▶ Requirement: Retype the lines beneath this one, from the first through the line containing "const X_TICKS = [25, 50, 75, 100, 125, 150, 175, 200];". Pictures are left out.
····················
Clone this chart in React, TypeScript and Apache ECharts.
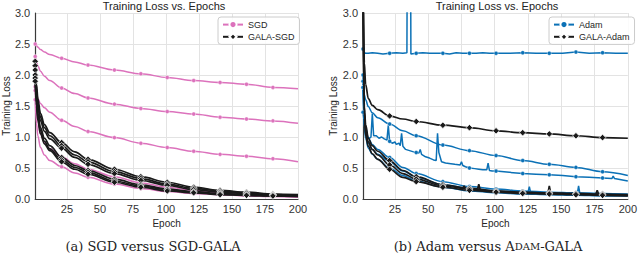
import React, { useEffect, useRef } from 'react';
import * as echarts from 'echarts';

const EPOCHS = [1, 2, 3, 5, 8, 12, 21, 31, 41, 61, 81, 101, 121, 141, 161, 181, 200];
const MARK_EPOCHS = [1, 21, 41, 61, 81, 101, 121, 141, 161, 181];
const X_TICKS = [25, 50, 75, 100, 125, 150, 175, 200];

// Left panel: SGD vs GALA-SGD
const SGD_1 = [2.5, 2.47, 2.45, 2.41, 2.37, 2.33, 2.27, 2.21, 2.16, 2.08, 2.02, 1.96, 1.91, 1.88, 1.85, 1.8, 1.78];
const SGD_2 = [2.3, 2.21, 2.15, 2.06, 1.98, 1.91, 1.79, 1.7, 1.63, 1.53, 1.46, 1.41, 1.37, 1.32, 1.29, 1.26, 1.22];
const SGD_3 = [1.81, 1.69, 1.62, 1.54, 1.47, 1.4, 1.27, 1.17, 1.09, 0.99, 0.9, 0.83, 0.77, 0.72, 0.69, 0.65, 0.6];
const SGD_4 = [1.75, 1.45, 1.26, 1.05, 0.91, 0.81, 0.68, 0.57, 0.48, 0.36, 0.26, 0.19, 0.14, 0.1, 0.08, 0.06, 0.05];
const SGD_5 = [1.6, 1.22, 1.02, 0.83, 0.71, 0.62, 0.52, 0.42, 0.35, 0.24, 0.17, 0.12, 0.09, 0.07, 0.05, 0.04, 0.03];
const GALA_SGD_1 = [2.22, 1.85, 1.62, 1.38, 1.2, 1.07, 0.91, 0.76, 0.64, 0.48, 0.36, 0.27, 0.19, 0.14, 0.11, 0.08, 0.07];
const GALA_SGD_2 = [2.15, 1.78, 1.55, 1.32, 1.15, 1.02, 0.86, 0.71, 0.6, 0.44, 0.33, 0.24, 0.17, 0.13, 0.1, 0.07, 0.06];
const GALA_SGD_3 = [2.08, 1.7, 1.48, 1.26, 1.09, 0.97, 0.82, 0.67, 0.56, 0.41, 0.3, 0.22, 0.15, 0.11, 0.09, 0.07, 0.06];
const GALA_SGD_4 = [2.0, 1.6, 1.38, 1.15, 0.98, 0.86, 0.67, 0.54, 0.46, 0.32, 0.23, 0.16, 0.12, 0.09, 0.07, 0.06, 0.05];
const GALA_SGD_5 = [1.95, 1.55, 1.32, 1.1, 0.93, 0.81, 0.63, 0.51, 0.43, 0.29, 0.21, 0.15, 0.11, 0.08, 0.06, 0.05, 0.04];
const GALA_SGD_6 = [1.9, 1.5, 1.27, 1.05, 0.89, 0.78, 0.6, 0.48, 0.4, 0.27, 0.19, 0.13, 0.1, 0.07, 0.06, 0.05, 0.04];

// Right panel: Adam vs GALA-Adam
const ADAM_FLAT_EPOCHS = [1, 2, 3, 5, 8, 12, 16, 21, 26, 31, 34, 35, 36, 37, 41, 46, 51, 56, 61, 66, 71, 76, 81, 86, 91, 96, 101, 111, 121, 131, 141, 151, 161, 171, 181, 191, 200];
const ADAM_FLAT = [2.42, 2.36, 2.35, 2.35, 2.36, 2.35, 2.34, 2.35, 2.36, 2.35, 2.36, 9, 9, 2.34, 2.35, 2.36, 2.35, 2.35, 2.35, 2.34, 2.36, 2.35, 2.35, 2.35, 2.36, 2.35, 2.35, 2.35, 2.36, 2.35, 2.35, 2.35, 2.37, 2.35, 2.36, 2.35, 2.35];
const ADAM_MID = [1.8, 1.68, 1.6, 1.49, 1.39, 1.31, 1.21, 1.1, 1.02, 0.87, 0.78, 0.7, 0.62, 0.56, 0.51, 0.44, 0.38];
const ADAM_NOISY_EPOCHS = [1, 2, 3, 4, 6, 7, 8, 9, 11, 13, 15, 17, 19, 20, 21, 23, 25, 26, 28, 29, 30, 31, 33, 36, 39, 41, 43, 44, 45, 48, 51, 54, 56, 57, 58, 60, 63, 67, 70, 74, 75, 76, 78, 81, 85, 88, 91, 94, 95, 96, 98, 101, 111, 121, 131, 141, 151, 161, 171, 181, 188, 189, 190, 200];
const ADAM_NOISY = [1.4, 1.22, 1.08, 1.0, 0.98, 1.0, 1.38, 1.02, 1.02, 0.98, 1.0, 0.97, 0.95, 1.19, 0.93, 0.9, 0.92, 0.88, 0.9, 0.86, 1.06, 0.85, 0.8, 0.78, 0.76, 0.75, 0.74, 0.8, 0.72, 0.68, 0.66, 0.63, 0.62, 1.06, 0.75, 0.6, 0.58, 0.57, 0.56, 0.55, 0.6, 0.54, 0.52, 0.5, 0.49, 0.48, 0.47, 0.47, 0.58, 0.46, 0.45, 0.45, 0.43, 0.41, 0.4, 0.39, 0.38, 0.36, 0.35, 0.34, 0.33, 0.37, 0.33, 0.29];
const ADAM_LOW_1 = [2.0, 1.35, 1.15, 0.98, 0.88, 0.8, 0.67, 0.51, 0.41, 0.28, 0.2, 0.16, 0.13, 0.11, 0.1, 0.09, 0.08];
const ADAM_LOW_2 = [1.9, 1.25, 1.05, 0.9, 0.8, 0.72, 0.6, 0.45, 0.35, 0.23, 0.17, 0.13, 0.11, 0.09, 0.08, 0.07, 0.06];
const ADAM_LOW_3 = [1.8, 1.15, 0.98, 0.82, 0.72, 0.64, 0.5, 0.38, 0.29, 0.19, 0.13, 0.1, 0.08, 0.07, 0.06, 0.05, 0.05];
const ADAM_BUMP_EPOCHS = [[125, 126, 127], [162, 163, 164]];
const ADAM_BUMP_VALUES = [[0.11, 0.2, 0.1], [0.08, 0.21, 0.08]];
const GALA_ADAM_UP = [3.8, 2.2, 1.85, 1.62, 1.51, 1.44, 1.34, 1.29, 1.25, 1.19, 1.15, 1.1, 1.07, 1.05, 1.02, 0.99, 0.98];
const GALA_ADAM_LOW_1 = [3.6, 1.5, 1.2, 0.98, 0.86, 0.77, 0.62, 0.46, 0.36, 0.23, 0.17, 0.13, 0.11, 0.1, 0.09, 0.08, 0.07];
const GALA_ADAM_LOW_2 = [3.4, 1.4, 1.1, 0.92, 0.8, 0.71, 0.55, 0.41, 0.32, 0.21, 0.16, 0.12, 0.1, 0.09, 0.08, 0.07, 0.06];
const GALA_ADAM_LOW_3 = [3.2, 1.3, 1.02, 0.85, 0.73, 0.64, 0.48, 0.35, 0.28, 0.19, 0.14, 0.11, 0.09, 0.08, 0.07, 0.06, 0.05];
const GALA_ADAM_BUMP_EPOCHS = [[76, 77, 78], [87, 88, 89], [140, 141, 142], [176, 177, 178]];
const GALA_ADAM_BUMP_VALUES = [[0.18, 0.21, 0.17], [0.15, 0.24, 0.15], [0.1, 0.21, 0.1], [0.085, 0.14, 0.08]];

const PINK = '#dc72bc';
const BLUE = '#0b71b6';
const BLACK = '#1a1a1a';
const SANS = '"Liberation Sans", Arial, sans-serif';
const SERIF = '"DejaVu Serif", serif';

type Opt = { smooth: boolean; symbol: string; size: number; border: number; z: number; marks: boolean; width: number };

function mk(name: string, grid: number, epochs: number[], values: number[], color: string, o: Opt) {
  return {
    type: 'line',
    name,
    xAxisIndex: grid,
    yAxisIndex: grid,
    data: epochs.map((e, i) =>
      o.marks && MARK_EPOCHS.includes(e) ? { value: [e, values[i]] } : { value: [e, values[i]], symbol: 'none' }
    ),
    smooth: o.smooth ? 0.35 : false,
    smoothMonotone: 'x',
    symbol: o.symbol,
    symbolSize: o.size,
    showSymbol: true,
    lineStyle: { color, width: o.width },
    itemStyle: { color, borderColor: '#ffffff', borderWidth: o.border },
    z: o.z,
    clip: true,
    silent: true,
    emphasis: { disabled: true },
  };
}

const pinkOpt: Opt = { smooth: true, symbol: 'circle', size: 4, border: 0.4, z: 2, marks: true, width: 1.5 };
const blackOpt: Opt = { smooth: true, symbol: 'diamond', size: 6.5, border: 0.7, z: 4, marks: true, width: 1.7 };
const blueOpt: Opt = { smooth: true, symbol: 'circle', size: 4, border: 0.4, z: 2, marks: true, width: 1.5 };

function xAxis(grid: number) {
  return {
    type: 'value',
    gridIndex: grid,
    min: 1,
    max: 200,
    name: 'Epoch',
    nameLocation: 'middle',
    nameGap: 15,
    nameTextStyle: { fontSize: 10, color: '#262626', fontFamily: SANS },
    axisLine: { show: true, lineStyle: { color: '#3a3a3a', width: 1.2 } },
    axisTick: { show: false, customValues: X_TICKS },
    axisLabel: { customValues: X_TICKS, fontSize: 11, color: '#333', fontFamily: SANS, margin: 4 },
    splitLine: { show: true, lineStyle: { color: '#e3e3e3', width: 1 } },
  };
}

function yAxis(grid: number) {
  return {
    type: 'value',
    gridIndex: grid,
    min: 0,
    max: 3,
    interval: 0.5,
    name: 'Training Loss',
    nameLocation: 'middle',
    nameGap: 22,
    nameRotate: 90,
    nameTextStyle: { fontSize: 10, color: '#262626', fontFamily: SANS },
    axisLine: { show: true, lineStyle: { color: '#3a3a3a', width: 1.2 } },
    axisTick: { show: false },
    axisLabel: { fontSize: 11, color: '#333', fontFamily: SANS, margin: 5, formatter: (v: number) => v.toFixed(1) },
    splitLine: { show: true, lineStyle: { color: '#e3e3e3', width: 1 } },
  };
}

function legend(left: number, names: string[]) {
  return {
    orient: 'vertical',
    left,
    top: 17,
    data: names,
    padding: [3, 5, 3, 4],
    itemGap: 3,
    itemWidth: 20,
    itemHeight: 9,
    borderColor: '#cccccc',
    borderWidth: 1,
    borderRadius: 3,
    backgroundColor: 'rgba(255,255,255,0.85)',
    textStyle: { fontSize: 9, color: '#262626', fontFamily: SANS },
    selectedMode: false,
  };
}

const textStyle = (text: string, font: string) => ({
  text, font, fill: '#222', align: 'center', verticalAlign: 'middle', textAlign: 'center', textVerticalAlign: 'middle',
});

export default function App() {
  const ref = useRef<HTMLDivElement>(null);
  useEffect(() => {
    if (!ref.current) return;
    const chart = echarts.init(ref.current, undefined, { renderer: 'svg' });
    const series: any[] = [
      mk('SGD', 0, EPOCHS, SGD_1, PINK, pinkOpt),
      mk('SGD', 0, EPOCHS, SGD_2, PINK, pinkOpt),
      mk('SGD', 0, EPOCHS, SGD_3, PINK, pinkOpt),
      mk('SGD', 0, EPOCHS, SGD_4, PINK, pinkOpt),
      mk('SGD', 0, EPOCHS, SGD_5, PINK, pinkOpt),
      mk('GALA-SGD', 0, EPOCHS, GALA_SGD_1, BLACK, blackOpt),
      mk('GALA-SGD', 0, EPOCHS, GALA_SGD_2, BLACK, blackOpt),
      mk('GALA-SGD', 0, EPOCHS, GALA_SGD_3, BLACK, blackOpt),
      mk('GALA-SGD', 0, EPOCHS, GALA_SGD_4, BLACK, blackOpt),
      mk('GALA-SGD', 0, EPOCHS, GALA_SGD_5, BLACK, blackOpt),
      mk('GALA-SGD', 0, EPOCHS, GALA_SGD_6, BLACK, blackOpt),
      mk('Adam', 1, ADAM_FLAT_EPOCHS, ADAM_FLAT, BLUE, { ...blueOpt, smooth: false }),
      mk('Adam', 1, EPOCHS, ADAM_MID, BLUE, blueOpt),
      mk('Adam', 1, ADAM_NOISY_EPOCHS, ADAM_NOISY, BLUE, { ...blueOpt, smooth: false }),
      mk('Adam', 1, EPOCHS, ADAM_LOW_1, BLUE, blueOpt),
      mk('Adam', 1, EPOCHS, ADAM_LOW_2, BLUE, blueOpt),
      mk('Adam', 1, EPOCHS, ADAM_LOW_3, BLUE, blueOpt),
      ...ADAM_BUMP_EPOCHS.map((ep, i) => mk('Adam', 1, ep, ADAM_BUMP_VALUES[i], BLUE, { ...blueOpt, smooth: false, marks: false })),
      mk('GALA-Adam', 1, EPOCHS, GALA_ADAM_UP, BLACK, blackOpt),
      mk('GALA-Adam', 1, EPOCHS, GALA_ADAM_LOW_1, BLACK, blackOpt),
      mk('GALA-Adam', 1, EPOCHS, GALA_ADAM_LOW_2, BLACK, blackOpt),
      mk('GALA-Adam', 1, EPOCHS, GALA_ADAM_LOW_3, BLACK, blackOpt),
      ...GALA_ADAM_BUMP_EPOCHS.map((ep, i) => mk('GALA-Adam', 1, ep, GALA_ADAM_BUMP_VALUES[i], BLACK, { ...blackOpt, smooth: false, marks: false })),
    ];
    chart.setOption({
      animation: false,
      backgroundColor: '#ffffff',
      grid: [
        { left: 31, top: 13, width: 267, height: 186 },
        { left: 363, top: 13, width: 268, height: 186 },
      ],
      xAxis: [xAxis(0), xAxis(1)],
      yAxis: [yAxis(0), yAxis(1)],
      legend: [legend(218, ['SGD', 'GALA-SGD']), legend(549, ['Adam', 'GALA-Adam'])],
      graphic: [
        { type: 'text', x: 164, y: 6, style: textStyle('Training Loss vs. Epochs', `11px ${SANS}`) },
        { type: 'text', x: 497, y: 6, style: textStyle('Training Loss vs. Epochs', `11px ${SANS}`) },
        { type: 'text', x: 153, y: 246, style: textStyle('(a) SGD versus SGD-GALA', `13px ${SERIF}`) },
        {
          type: 'text', x: 488, y: 246,
          style: {
            text: '{n|(b) Adam versus A}{s|DAM}{n|-GALA}',
            rich: {
              n: { fontSize: 13, fontFamily: SERIF, fill: '#222' },
              s: { fontSize: 10, fontFamily: SERIF, fill: '#222' },
            },
            fill: '#222', align: 'center', verticalAlign: 'middle', textAlign: 'center', textVerticalAlign: 'middle',
          },
        },
      ],
      series,
    });
    return () => chart.dispose();
  }, []);
  return <div ref={ref} style={{ position: 'fixed', left: 0, top: 0, width: 640, height: 253 }} />;
}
····················
▶ Solved problem:
Clone this chart in React, TypeScript and Apache ECharts.
import React, { useEffect, useRef } from 'react';
import * as echarts from 'echarts';

const EPOCHS = [1, 2, 3, 5, 8, 12, 21, 31, 41, 61, 81, 101, 121, 141, 161, 181, 200];
const MARK_EPOCHS = [1, 21, 41, 61, 81, 101, 121, 141, 161, 181];
const X_TICKS = [25, 50, 75, 100, 125, 150, 175, 200];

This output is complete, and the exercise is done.